BAGHDAD -- As the first, incomplete results from Iraq's weekend election trickled in Thursday, a prominent opposition group supported mostly by Sunnis Muslims made fraud allegations that could taint the legitimacy of the outcome.

The partial tally from five of Iraq's 18 provinces showed the coalition headed by Prime Minister Nouri al-Maliki taking the lead in two mostly Shiite Muslim southern provinces, Najaf and Babil, while the secular Iraqiya bloc led by former Prime Minister Ayad Allawi was ahead in two mostly Sunni provinces of Diyala and Salahuddin. The main Kurdish alliance was winning comfortably in the Kurdish province of Irbil.

But with only between 17 percent and 30 percent of the votes counted in each of those provinces, the results from Sunday's balloting were inconclusive. No party is expected to win an outright majority, and whichever bloc forms the next government probably will have to do so in coalition with other parties.

The tight race makes an accurate vote count and distribution of seats in the 325-member legislature important.

Mr. Maliki is expected to do well in the nine Shiite provinces of the south, with Mr. Allawi dominating the vote in the four Sunni provinces of the north and center. The strength of Mr. Maliki's lead in Babil and Najaf suggested that his faction may be set to win the largest number of seats in parliament. But the vote in mixed Baghdad, which accounts for 68 seats, will be crucial in determining the eventual winner.

Plans to release preliminary nationwide results were delayed, election officials said, by a glitch that caused computers processing the ballots to crash on two or three occasions this week. Those delays have fed allegations of fraud that could undermine acceptance of the vote outcome, especially among Iraq's Sunni minority.

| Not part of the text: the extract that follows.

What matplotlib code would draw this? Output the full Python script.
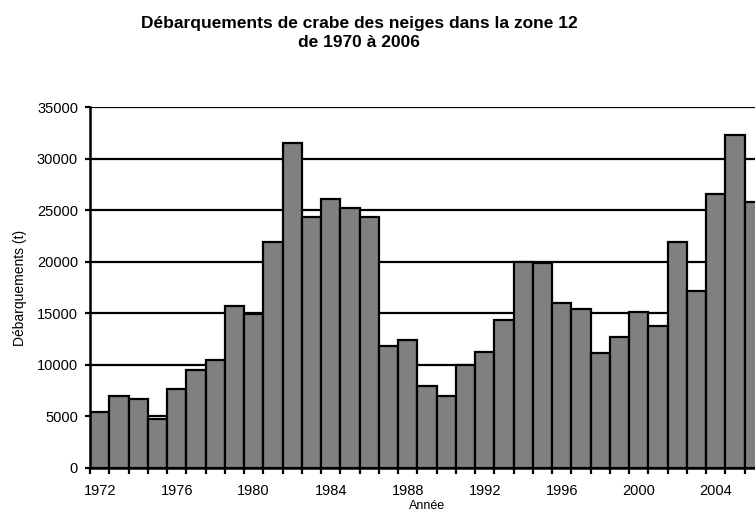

Senior officials in Mr. Allawi's Iraqiya bloc, comprised mostly of Sunnis and secularists, told a news conference that the election had been unfair from the outset because of the banning of hundreds of candidates, and that "violations" were continuing as the count proceeded.

The officials alleged that ballot boxes had been left behind at polling centers in Iraqiya strongholds so that they wouldn't be counted, and they showed reporters one of nine ballots marked for the Iraqiya slate that they said they had been found discarded in the yard of a school used as a polling center in the northern city of Kirkuk.

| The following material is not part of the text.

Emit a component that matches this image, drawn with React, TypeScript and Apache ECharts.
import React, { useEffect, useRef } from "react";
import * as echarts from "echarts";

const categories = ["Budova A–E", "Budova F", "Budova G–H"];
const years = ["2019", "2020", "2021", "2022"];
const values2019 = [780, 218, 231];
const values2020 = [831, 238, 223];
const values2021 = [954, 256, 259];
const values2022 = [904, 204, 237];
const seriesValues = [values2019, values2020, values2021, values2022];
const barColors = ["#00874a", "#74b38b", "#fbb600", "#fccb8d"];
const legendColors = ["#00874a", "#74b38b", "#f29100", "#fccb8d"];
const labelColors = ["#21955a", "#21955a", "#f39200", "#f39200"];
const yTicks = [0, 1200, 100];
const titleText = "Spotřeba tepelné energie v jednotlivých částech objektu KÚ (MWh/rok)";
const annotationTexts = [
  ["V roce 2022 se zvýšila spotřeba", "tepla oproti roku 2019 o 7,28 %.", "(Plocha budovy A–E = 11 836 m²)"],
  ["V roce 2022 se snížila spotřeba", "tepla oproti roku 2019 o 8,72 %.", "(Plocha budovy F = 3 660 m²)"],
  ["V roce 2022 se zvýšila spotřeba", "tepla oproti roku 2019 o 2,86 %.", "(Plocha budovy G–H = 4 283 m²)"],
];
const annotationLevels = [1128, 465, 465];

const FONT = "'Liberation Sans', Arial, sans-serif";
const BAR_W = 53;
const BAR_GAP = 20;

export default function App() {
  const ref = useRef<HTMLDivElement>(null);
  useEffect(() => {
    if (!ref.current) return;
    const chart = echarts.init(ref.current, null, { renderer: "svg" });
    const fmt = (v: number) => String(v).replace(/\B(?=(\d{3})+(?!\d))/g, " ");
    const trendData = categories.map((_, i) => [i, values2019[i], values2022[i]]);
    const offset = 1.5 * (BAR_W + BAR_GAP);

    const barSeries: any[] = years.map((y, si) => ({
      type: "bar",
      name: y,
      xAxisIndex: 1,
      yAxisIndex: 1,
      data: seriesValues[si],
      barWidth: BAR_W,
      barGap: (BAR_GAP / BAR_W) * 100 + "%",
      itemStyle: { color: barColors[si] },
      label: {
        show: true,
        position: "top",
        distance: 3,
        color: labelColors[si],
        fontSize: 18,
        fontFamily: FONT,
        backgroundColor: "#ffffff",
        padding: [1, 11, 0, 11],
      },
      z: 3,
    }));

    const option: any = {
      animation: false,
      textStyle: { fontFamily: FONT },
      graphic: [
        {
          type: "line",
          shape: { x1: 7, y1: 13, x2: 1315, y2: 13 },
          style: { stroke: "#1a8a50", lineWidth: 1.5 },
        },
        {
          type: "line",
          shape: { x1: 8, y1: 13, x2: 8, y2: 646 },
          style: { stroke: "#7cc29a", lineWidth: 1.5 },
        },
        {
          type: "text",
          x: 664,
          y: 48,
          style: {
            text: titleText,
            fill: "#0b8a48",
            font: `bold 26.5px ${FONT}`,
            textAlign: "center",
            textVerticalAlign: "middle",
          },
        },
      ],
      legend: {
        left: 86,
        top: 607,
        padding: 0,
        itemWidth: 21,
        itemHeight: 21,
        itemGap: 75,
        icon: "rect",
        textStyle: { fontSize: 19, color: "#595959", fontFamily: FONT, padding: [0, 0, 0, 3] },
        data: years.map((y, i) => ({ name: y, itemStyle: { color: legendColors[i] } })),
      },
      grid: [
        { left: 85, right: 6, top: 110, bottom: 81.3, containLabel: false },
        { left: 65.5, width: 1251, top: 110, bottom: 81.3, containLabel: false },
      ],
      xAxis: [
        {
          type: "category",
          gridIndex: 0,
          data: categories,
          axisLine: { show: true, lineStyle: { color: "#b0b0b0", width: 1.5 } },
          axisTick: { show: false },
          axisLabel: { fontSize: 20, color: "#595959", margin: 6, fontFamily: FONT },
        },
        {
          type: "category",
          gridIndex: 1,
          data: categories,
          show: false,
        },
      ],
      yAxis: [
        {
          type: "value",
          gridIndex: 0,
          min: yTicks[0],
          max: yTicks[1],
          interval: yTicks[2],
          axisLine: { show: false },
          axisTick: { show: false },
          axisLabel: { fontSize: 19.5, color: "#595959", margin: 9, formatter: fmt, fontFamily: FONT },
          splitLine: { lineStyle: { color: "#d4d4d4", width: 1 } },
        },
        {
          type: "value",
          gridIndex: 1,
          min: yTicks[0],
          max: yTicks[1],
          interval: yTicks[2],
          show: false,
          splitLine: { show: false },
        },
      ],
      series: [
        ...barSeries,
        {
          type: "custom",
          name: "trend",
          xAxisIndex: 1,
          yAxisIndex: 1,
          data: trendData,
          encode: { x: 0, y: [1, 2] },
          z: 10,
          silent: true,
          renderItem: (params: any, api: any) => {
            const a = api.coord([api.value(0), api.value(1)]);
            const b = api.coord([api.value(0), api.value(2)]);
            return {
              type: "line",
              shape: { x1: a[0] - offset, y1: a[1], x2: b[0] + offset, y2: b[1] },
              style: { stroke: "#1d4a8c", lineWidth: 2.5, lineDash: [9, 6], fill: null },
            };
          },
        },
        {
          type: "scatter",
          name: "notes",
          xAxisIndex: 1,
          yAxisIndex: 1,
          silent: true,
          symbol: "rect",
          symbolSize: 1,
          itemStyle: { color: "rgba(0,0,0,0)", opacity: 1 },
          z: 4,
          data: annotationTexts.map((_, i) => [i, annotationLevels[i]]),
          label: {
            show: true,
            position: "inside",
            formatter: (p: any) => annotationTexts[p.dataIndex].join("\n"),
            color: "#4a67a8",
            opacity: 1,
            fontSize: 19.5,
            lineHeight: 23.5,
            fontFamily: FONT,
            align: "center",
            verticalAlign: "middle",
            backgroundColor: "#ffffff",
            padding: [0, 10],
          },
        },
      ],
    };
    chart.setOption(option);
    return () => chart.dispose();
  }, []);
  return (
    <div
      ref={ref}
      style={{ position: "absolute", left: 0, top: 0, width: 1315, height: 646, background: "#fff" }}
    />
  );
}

They also claimed that three vote counters had been fired after they were caught altering results being entered into the computerized tally system, and that a senior official in Mr. Maliki's coalition, Haidar Ebadi, had made an unauthorized visit Wednesday to the counting center. The officials acknowledged that they did not know how widespread the alleged fraud may be.

"The votes of Iraqiya are being thrown in the trash, and we don't know how much tampering is going on," said Adnan Janabi, one of the bloc's officials. "One or a million, we don't know. It's a doubt."

Faraj Haideri, head of the election commission, confirmed that three vote counters had been fired Wednesday, but said it was because they were found to be too slow. "We didn't do it because of fraud," he said.

Mr. Ebadi did visit the election commission headquarters, but he did not enter the area where votes were being counted, Mr. Haideri said.

An official with the United Nations, which is advising the election, acknowledged that the delay in releasing comprehensive results risked drawing allegations of malpractice, but said no significant fraud had been detected so far. "There's a lot of distrust anyway, but we don't see anything sinister or fraudulent or conspiratorial," the official said.

Ahmad Chalabi, a candidate with the Shiite Iraqi National Alliance, which appears to be trailing Mr. Maliki in the south, also expressed concerns about the transparency of the vote count, and visited the election commission headquarters to convey his concerns.